Hal ini disampaikan oleh Direktur Tata Kelola dan Kemitraan Komunikasi Publik Kementerian Komunikasi dan Digital, Hasyim Gautama, dalam pembukaan acara Peningkatan Kapasitas Penyuluh Informasi Publik Tahun 2024 bertajuk “Judol Gak Bikin Untung, Malah Buntung” di Bandung, Kamis (12/12).

“Kementerian Komunikasi dan Digital berkomitmen memberantas judi online melalui pemblokiran konten ilegal dan peningkatan literasi digital. Ini menjadi salah satu prioritas utama kami,” ujar Hasyim.

Ia menambahkan bahwa selain memberantas judi online, pihaknya juga fokus pada pinjaman online ilegal yang banyak merugikan masyarakat. Untuk itu, diperlukan pendekatan simultan antara penegakan hukum dan edukasi publik.

“Penyuluh Informasi Publik (PIP) sebagai mitra pemerintah memegang peran penting dalam melakukan kampanye stop judi online kepada masyarakat melalui kegiatan rutin penyuluhan tatap muka,” jelasnya.

Hasyim berharap diseminasi informasi yang dilakukan oleh PIP mampu membangun kesadaran kolektif untuk melawan aktivitas judi online sekaligus meningkatkan kepekaan untuk melaporkan konten atau aktivitas mencurigakan yang terkait perjudian.

Dalam kesempatan yang sama, Staf Ahli Menkomdigi Bidang Sosial, Ekonomi, dan Budaya, Wijaya Kusumawardhana, menegaskan bahwa segala pertaruhan yang melibatkan uang dapat dikategorikan sebagai judi.

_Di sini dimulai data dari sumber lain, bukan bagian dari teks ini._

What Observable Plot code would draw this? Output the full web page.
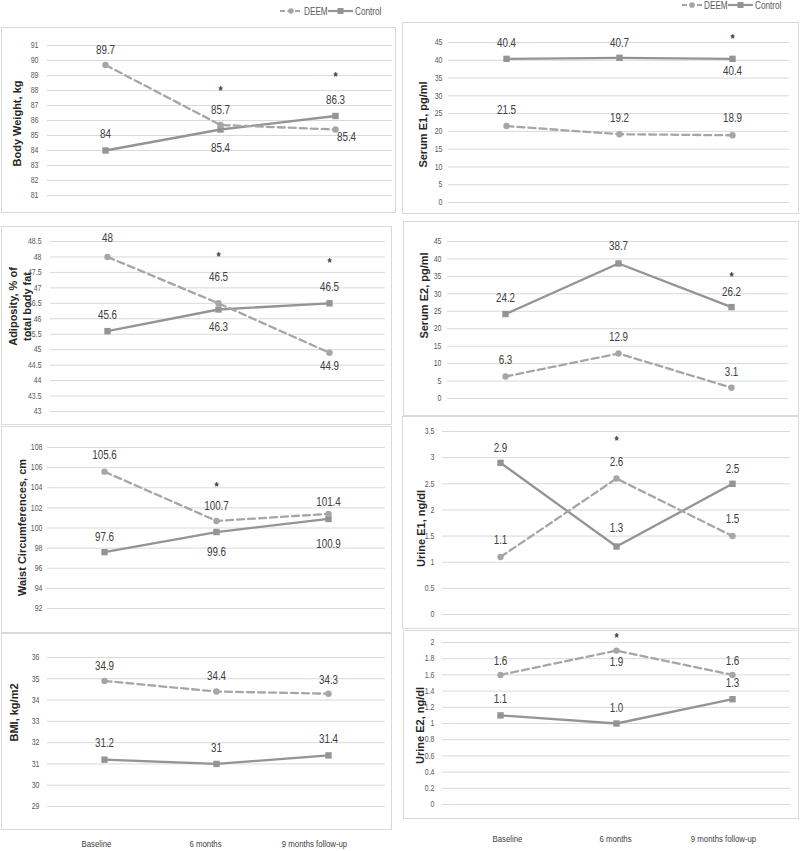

Sedangkan judi online menurutnya melibatkan taruhan uang dan berlangsung melalui jaringan internet.

“Pelaku judi online ini mulai dari usia di bawah 10 tahun hingga di atas 60 tahun, jumlahnya sangat marak dan korbannya makin lama makin banyak, inilah yang perlu kita cegah dan hindari,” katanya.

Menurut Wijaya faktor ekonomi, waktu senggang, dan budaya konsumtif menjadi pemicu utama maraknya judi online. “Banyak yang tergiur easy money atau uang yang didapat dengan mudah. Namun mereka lupa justru di awal mereka untung, belakangnya buntung,” tegasnya.

Kerugian dari judi online tidak hanya berupa kerusakan ekonomi, tetapi juga sosial dan kesehatan mental. Oleh karena itu, Wijaya mengimbau masyarakat untuk memanfaatkan waktu luang dengan kegiatan produktif dan bermanfaat.